- Matthew Segal: Jobless rate for millennials is higher than overall rate
- Segal: Millennials are saddled with student loan debt for colleges with skyrocketing costs
- Exploitative unpaid internships only way to work in your field, he says. Why work for free?
- Segal: Faith in government falling, but millennials cannot stand on the sidelines
There is a Washington adage that if you don't help write the menu, you might end up on it. And make no mistake: The classes of 2014 that walked across graduation stages recently just provided more young people available to be served for lunch.
Despite positive news about America's reduced 6.3% unemployment rate in April, it turns out the jobless rate for 18- to 29-year-olds is 9.1%. If you include "discouraged workers," or those who have given up looking for work, unemployment for 18- to 29-year-olds is 15.5%. The unemployment rate for young African-Americans is even worse: 16.6%, and if you add discouraged workers, it's a whopping 23.3%.
With job opportunities scarce, employers feel little pressure to raise wages. Unpaid internships are pervasive, and the allure of "experience" in their chosen field is enough to entice eager young people to work for free, unless their parents can't afford to subsidize them. Those young people must either accumulate additional debt while working unpaid internships or look toward minimum wage positions, which are becoming more the norm, and less the teenage avocation to score some extra cash.
According to the Economic Policy Institute, 88% of workers making the minimum wage are 20 years old or more, and about 4 in 10 are college graduates or have some level of college education. The system is unfortunately stacked against these low earners, because without savings, the ability to buy goods that can appreciate in wealth -- such as a house -- are negligible. According to the Census Bureau, about 1 in 3 Americans under 35 own homes, dropping by 4.2% from 2007 to 2013.
As James Hauser, a 28-year-old college graduate who works in Washington, told me: "I am debating for my next paycheck whether to make a credit card payment or replace my current pair of shoes. I take public transit for most things, so I walk a lot."
Hauser, like many people his age, feels stunted without assets: "My parents were already in a house with three children when they were my age," he said.
Of all the economic trends holding back America's young people, perhaps the most disturbing is the soaring cost of a post-high school diploma. So many young people have been sold the imperative nature of a higher education. "I ask every American to commit to at least one year or more of higher education or career training," President Obama said in February 2009. "This can be community college or a four-year school, vocational training or an apprenticeship. But whatever the training may be, every American will need to get more than a high school diploma."
Although the President's goal is a noble one, the cost of a college degree has risen by 1,120% since 1978 -- far outpacing increases in food, health care and housing prices.
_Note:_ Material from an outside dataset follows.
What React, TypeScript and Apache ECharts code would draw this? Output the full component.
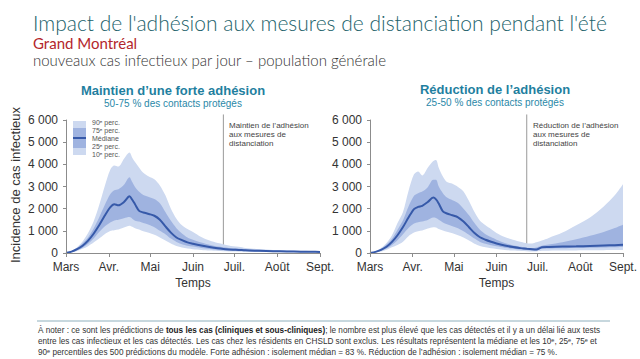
import React, { useEffect, useRef } from "react";
import * as echarts from "echarts";

// day index from 1 March (0) to 1 September (184)
const days = [0, 4, 8, 12, 16, 20, 24, 28, 32, 35, 38, 42, 46, 48, 50, 53, 56, 60, 64, 68, 72, 76, 80, 84, 88, 92, 98, 104, 110, 114, 118, 121, 125, 130, 140, 150, 160, 170, 178, 184];

// Left: Maintien d'une forte adhésion
const leftP10 = [0, 30, 90, 190, 310, 470, 650, 850, 990, 1030, 1060, 1150, 1230, 1180, 1120, 1060, 980, 910, 820, 700, 560, 430, 320, 250, 200, 170, 140, 110, 90, 80, 70, 65, 60, 50, 40, 35, 30, 28, 25, 22];
const leftP25 = [0, 40, 120, 240, 420, 650, 950, 1200, 1380, 1470, 1500, 1570, 1620, 1550, 1460, 1420, 1350, 1270, 1160, 1000, 850, 650, 500, 400, 330, 290, 230, 180, 140, 125, 110, 105, 100, 85, 70, 55, 50, 45, 40, 35];
const leftMed = [0, 60, 170, 330, 560, 870, 1250, 1680, 2060, 2200, 2150, 2300, 2560, 2400, 2200, 1900, 1830, 1760, 1680, 1500, 1200, 920, 700, 580, 480, 420, 340, 270, 210, 180, 160, 150, 140, 120, 100, 80, 70, 60, 55, 50];
const leftP75 = [0, 80, 230, 430, 700, 1100, 1600, 2150, 2650, 2830, 2880, 3080, 3420, 3200, 2980, 2760, 2620, 2530, 2440, 2250, 1850, 1450, 1120, 880, 700, 600, 470, 370, 290, 260, 230, 210, 200, 170, 140, 110, 95, 80, 72, 65];
const leftP90 = [0, 90, 260, 520, 900, 1420, 2150, 3000, 3750, 3950, 3900, 4250, 4530, 4300, 4100, 3850, 3620, 3450, 3330, 3050, 2600, 2000, 1550, 1250, 1080, 950, 720, 560, 450, 400, 340, 300, 280, 230, 180, 140, 120, 100, 90, 80];

// Right: Réduction de l'adhésion
const rightP10 = [0, 25, 70, 150, 260, 360, 510, 760, 920, 980, 1010, 1100, 1160, 1150, 1080, 1020, 960, 890, 800, 700, 560, 420, 320, 260, 210, 180, 140, 110, 90, 80, 70, 70, 100, 105, 110, 115, 120, 125, 130, 135];
const rightP25 = [0, 35, 100, 200, 360, 580, 850, 1130, 1330, 1390, 1420, 1490, 1600, 1580, 1500, 1380, 1300, 1210, 1120, 980, 820, 650, 500, 420, 350, 300, 240, 190, 150, 130, 115, 110, 190, 200, 210, 220, 235, 250, 260, 270];
const rightMed = [0, 50, 140, 280, 500, 800, 1170, 1600, 1980, 2080, 2130, 2300, 2500, 2420, 2230, 1880, 1780, 1700, 1610, 1420, 1160, 900, 710, 600, 510, 430, 340, 270, 220, 190, 165, 155, 260, 275, 290, 300, 320, 340, 355, 370];
const rightP75 = [0, 60, 180, 380, 640, 1050, 1480, 2100, 2580, 2700, 2770, 2970, 3300, 3300, 3000, 2700, 2500, 2380, 2260, 2000, 1700, 1350, 1050, 850, 720, 600, 450, 350, 280, 240, 220, 250, 330, 380, 490, 620, 780, 950, 1130, 1280];
const rightP90 = [0, 70, 220, 450, 800, 1350, 1850, 2800, 3550, 3680, 3500, 3850, 4150, 4200, 3850, 3450, 3200, 3120, 2980, 2780, 2350, 1850, 1450, 1250, 1080, 900, 720, 600, 500, 440, 430, 480, 560, 680, 920, 1250, 1600, 2100, 2600, 3100];

const monthTicks = [0, 31, 61, 92, 122, 153, 184];
const monthLabels = ["Mars", "Avr.", "Mai", "Juin", "Juil.", "Août", "Sept."];
const changeDay = 114;

const LIGHT = "#cdd9f0";
const DARK = "#9fb3e0";
const MED = "#3659a9";
const FONT = "'Liberation Sans', Arial, sans-serif";

function bandSeries(idx: number, p10: number[], p25: number[], med: number[], p75: number[], p90: number[]) {
  const mk = (vals: number[]) => days.map((d, i) => [d, vals[i]]);
  const base = { type: "line", xAxisIndex: idx, yAxisIndex: idx, symbol: "none", smooth: 0.3, lineStyle: { width: 0 } };
  return [
    { ...base, data: mk(p90), areaStyle: { color: LIGHT, opacity: 1 }, z: 2 },
    { ...base, data: mk(p75), areaStyle: { color: DARK, opacity: 1 }, z: 2 },
    { ...base, data: mk(p25), areaStyle: { color: LIGHT, opacity: 1 }, z: 2 },
    { ...base, data: mk(p10), areaStyle: { color: "#ffffff", opacity: 1 }, z: 2 },
    { type: "line", xAxisIndex: idx, yAxisIndex: idx, symbol: "none", smooth: 0.3, data: mk(med), lineStyle: { color: MED, width: 2 }, z: 3 },
    { type: "line", xAxisIndex: idx, yAxisIndex: idx, symbol: "none", clip: false, data: [[changeDay, 0], [changeDay, 6250]], lineStyle: { color: "#9a9a9a", width: 1 }, z: 1 },
  ];
}

function xAxis(idx: number) {
  return {
    type: "value", gridIndex: idx, min: 0, max: 184, z: 5,
    axisLine: { show: true, lineStyle: { color: "#8c8c8c", width: 1 } },
    axisTick: { show: true, customValues: monthTicks, length: 4, lineStyle: { color: "#8c8c8c" } },
    axisLabel: { customValues: monthTicks, formatter: (v: number) => monthLabels[monthTicks.indexOf(v)] ?? "", color: "#333", fontSize: 12, fontFamily: FONT, margin: 8 },
    splitLine: { show: false },
    name: "Temps", nameLocation: "middle", nameGap: 24,
    nameTextStyle: { color: "#333", fontSize: 12, fontFamily: FONT },
  };
}

function yAxis(idx: number) {
  return {
    type: "value", gridIndex: idx, min: 0, max: 6000, interval: 1000, z: 5,
    axisLine: { show: true, lineStyle: { color: "#8c8c8c", width: 1 } },
    axisTick: { show: true, length: 3, lineStyle: { color: "#8c8c8c" } },
    axisLabel: { formatter: (v: number) => (v === 0 ? "0" : `${v / 1000} 000`), color: "#333", fontSize: 12, fontFamily: FONT, margin: 8 },
    splitLine: { show: false },
  };
}

export default function App() {
  const ref = useRef<HTMLDivElement>(null);
  useEffect(() => {
    document.body.style.margin = "0";
    const chart = echarts.init(ref.current!, null, { renderer: "svg" });
    const legendLabels = ["90ᵉ perc.", "75ᵉ perc.", "Médiane", "25ᵉ perc.", "10ᵉ perc."];
    chart.setOption({
      animation: false,
      backgroundColor: "#ffffff",
      grid: [
        { left: 66, top: 120, width: 254, height: 133 },
        { left: 370, top: 120, width: 253, height: 133 },
      ],
      xAxis: [xAxis(0), xAxis(1)],
      yAxis: [yAxis(0), yAxis(1)],
      series: [
        ...bandSeries(0, leftP10, leftP25, leftMed, leftP75, leftP90),
        ...bandSeries(1, rightP10, rightP25, rightMed, rightP75, rightP90),
      ],
      graphic: [
        { type: "text", left: 33, top: 12, style: { text: "Impact de l'adhésion aux mesures de distanciation pendant l'été", fill: "#22626b", font: `300 21px Lato, 'Open Sans', sans-serif` } },
        { type: "text", left: 33, top: 35, style: { text: "Grand Montréal", fill: "#b3262b", font: `400 15px Lato, 'Open Sans', sans-serif` } },
        { type: "text", left: 33, top: 52, style: { text: "nouveaux cas infectieux par jour – population générale", fill: "#333", font: `300 15px Lato, 'Open Sans', sans-serif` } },
        { type: "text", x: 173, y: 90, style: { text: "Maintien d’une forte adhésion", fill: "#1f7f9f", font: `bold 13px ${FONT}`, align: "center", verticalAlign: "middle" } },
        { type: "text", x: 173, y: 103, style: { text: "50-75 % des contacts protégés", fill: "#2a88a8", font: `10px ${FONT}`, align: "center", verticalAlign: "middle" } },
        { type: "text", x: 495, y: 89, style: { text: "Réduction de l’adhésion", fill: "#1f7f9f", font: `bold 13px ${FONT}`, align: "center", verticalAlign: "middle" } },
        { type: "text", x: 495, y: 102, style: { text: "25-50 % des contacts protégés", fill: "#2a88a8", font: `10px ${FONT}`, align: "center", verticalAlign: "middle" } },
        { type: "text", x: 15, y: 185, rotation: Math.PI / 2, style: { text: "Incidence de cas infectieux", fill: "#333", font: `13px ${FONT}`, align: "center", verticalAlign: "middle" } },
        { type: "text", x: 229, y: 121, style: { text: "Maintien de l’adhésion\naux mesures de\ndistanciation", fill: "#444", font: `8px ${FONT}`, lineHeight: 9 } },
        { type: "text", x: 533, y: 121, style: { text: "Réduction de l’adhésion\naux mesures de\ndistanciation", fill: "#444", font: `8px ${FONT}`, lineHeight: 9 } },
        { type: "rect", shape: { x: 73, y: 121, width: 13, height: 34 }, style: { fill: LIGHT } },
        { type: "rect", shape: { x: 73, y: 128, width: 13, height: 20 }, style: { fill: DARK } },
        { type: "line", shape: { x1: 73, y1: 138, x2: 86, y2: 138 }, style: { stroke: MED, lineWidth: 2 } },
        ...legendLabels.map((t, i) => ({ type: "text", x: 92, y: 122 + i * 8, style: { text: t, fill: "#555", font: `7px ${FONT}`, verticalAlign: "middle" } })),
        { type: "line", shape: { x1: 37, y1: 321, x2: 610, y2: 321 }, style: { stroke: "#8fb0bd", lineWidth: 1 } },
        {
          type: "text", x: 38, y: 325,
          style: {
            text: "À noter : ce sont les prédictions de {b|tous les cas (cliniques et sous-cliniques)}; le nombre est plus élevé que les cas détectés et il y a un délai lié aux tests\nentre les cas infectieux et les cas détectés. Les cas chez les résidents en CHSLD sont exclus. Les résultats représentent la médiane et les 10ᵉ, 25ᵉ, 75ᵉ et\n90ᵉ percentiles des 500 prédictions du modèle. Forte adhésion : isolement médian = 83 %. Réduction de l’adhésion : isolement médian = 75 %.",
            fill: "#333", font: `8.2px ${FONT}`, lineHeight: 11,
            rich: { b: { fontWeight: "bold", fontSize: 8.2, fontFamily: FONT, fill: "#222" } },
          },
        },
      ],
    });
    return () => chart.dispose();
  }, []);
  return <div ref={ref} style={{ position: "fixed", left: 0, top: 0, width: 640, height: 359, background: "#fff" }} />;
}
As a result, we have more than $1.1 trillion in student loan debt, and 7 million Americans are in default on their student loans, meaning they are more than 270 days late on a payment.
"With almost a fourth of borrowers in default, we are creating a generation with nothing left to lose," said Natalia Abrams, executive director of Student Debt Crisis, a national advocacy organization.
Hauser also struggles with debt. "It's hard to think about, especially with the hundreds of dollars of interest that accumulates each month." To make matters worse, there are few protections for student borrowers under U.S. bankruptcy law, which is not true for credit card debt, mortgage debt or even gambling debt.
To file for bankruptcy you must prove "undue hardship," which, in essence, translates to being severely disabled. College students who had taken out loans graduate with an average $25,000 debt because of rising tuition costs. And the government is profiting tens of billions of dollars from federal student loan interest rates, which are projected to climb even more (up to 10.5% for graduate students) over the next five years.
Not surprisingly, faith in government is vanishing. According to a recent Harvard Institute of Politics survey, only 1 in 5 young people trust the federal government, and most pernicious of all, only 23% of young people are positive they will vote in November. "There's an erosion of trust in the individuals and institutions that make government work," said John Della Volpe, the Harvard pollster. "Now we see the lowest level of interest in any election we've measured since 2000."
While it is easy to empathize with young people's frustration in government, abstaining from the political process is arguably the worst move to make. Because politicians assume that young people don't vote, funding for job creation, national service and education is on the chopping block. The class of 2014 must confront this reality: discounting Washington as tone deaf and ineffective seems fair enough, but it will only get worse if we sit on the sidelines.